Kiara Nirghin's "No More Thirsty Crops" project has recently won the Google Science Fair's Community Impact Award for the Middle East and Africa.
Nirghin's project involved a super-absorbent polymer (SAP) that could store reserves of water a hundred times its own weight. The polymer is made of orange peels and avocado skins, which make the material a sustainable solution as it makes use of recycled and biodegradable wastes. The polymer will help create reservoirs of water that farmers could use in maintaining their crops.
"Kiara found an ideal material that won't hurt the budget in simple orange peel," Andrea Cohan, program leader for the Google Science Fair, told CNN. "And through her research, she created a way to turn it into soil-ready water storage with help from the avocado."
South Africa's drought crisis in 2015 was the country's worst. Eight provinces had been reportedly in a state of disaster, with millions affected by water shortages. The crisis had prompted the young inventor to think of a cost-efficient solution to battle the country's drought problem.
"I wanted to minimize the effect that drought has on the community and the main thing it affects is the crops," Nirghin said in a report by CNN. "That was the springboard for the idea."

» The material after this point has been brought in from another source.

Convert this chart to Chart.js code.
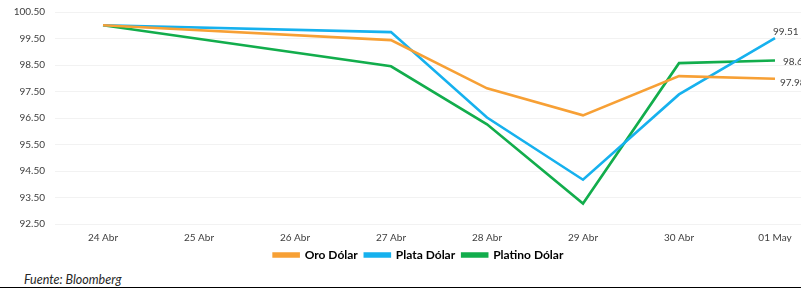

Nirghin researched about super absorbent polymers and found that the material contains chain molecule polysaccharides. She discovered that orange peel is composed of 64 percent polysaccharide, as well as the gelling agent pectin. Nirghin combined the orange peel with oily avocado peel and dried the mixture in the sun. The mixture undergoes a reaction and forms into an absorbent polymer.
Nirghin will be assigned a mentor from Google to help her develop the project, and eventually be tested on the field. She and other regional winners will be vying for a position in Google's 16 global finalists.